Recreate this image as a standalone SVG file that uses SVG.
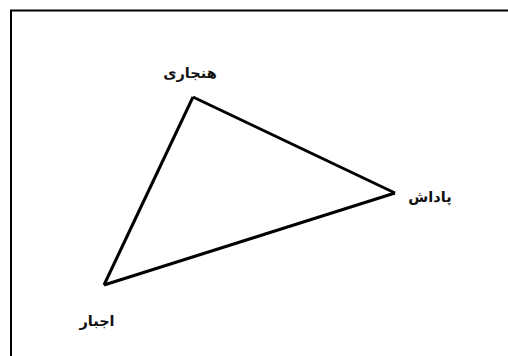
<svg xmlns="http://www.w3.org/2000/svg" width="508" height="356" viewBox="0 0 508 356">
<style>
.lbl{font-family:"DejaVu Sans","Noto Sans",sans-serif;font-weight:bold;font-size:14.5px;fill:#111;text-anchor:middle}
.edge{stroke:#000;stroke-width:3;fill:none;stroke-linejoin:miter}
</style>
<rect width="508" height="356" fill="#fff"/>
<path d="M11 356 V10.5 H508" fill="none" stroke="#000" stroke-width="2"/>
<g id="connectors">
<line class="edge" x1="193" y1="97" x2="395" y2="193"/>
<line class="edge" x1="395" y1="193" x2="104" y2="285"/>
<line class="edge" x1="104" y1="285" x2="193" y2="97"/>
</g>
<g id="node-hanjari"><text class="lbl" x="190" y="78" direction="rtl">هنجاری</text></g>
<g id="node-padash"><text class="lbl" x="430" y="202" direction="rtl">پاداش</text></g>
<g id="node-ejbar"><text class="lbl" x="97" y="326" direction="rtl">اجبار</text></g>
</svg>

● Goal of the exercise
Make an exact copy of the listing above. Do not include the pictures.

● Response to the exercise
Recreate this image as a standalone SVG file that uses SVG.
<svg xmlns="http://www.w3.org/2000/svg" width="508" height="356" viewBox="0 0 508 356">
<style>
.lbl{font-family:"DejaVu Sans","Noto Sans",sans-serif;font-weight:bold;font-size:14.5px;fill:#111;text-anchor:middle}
.edge{stroke:#000;stroke-width:3;fill:none;stroke-linejoin:miter}
</style>
<rect width="508" height="356" fill="#fff"/>
<path d="M11 356 V10.5 H508" fill="none" stroke="#000" stroke-width="2"/>
<g id="connectors">
<line class="edge" x1="193" y1="97" x2="395" y2="193"/>
<line class="edge" x1="395" y1="193" x2="104" y2="285"/>
<line class="edge" x1="104" y1="285" x2="193" y2="97"/>
</g>
<g id="node-hanjari"><text class="lbl" x="190" y="78" direction="rtl">هنجاری</text></g>
<g id="node-padash"><text class="lbl" x="430" y="202" direction="rtl">پاداش</text></g>
<g id="node-ejbar"><text class="lbl" x="97" y="326" direction="rtl">اجبار</text></g>
</svg>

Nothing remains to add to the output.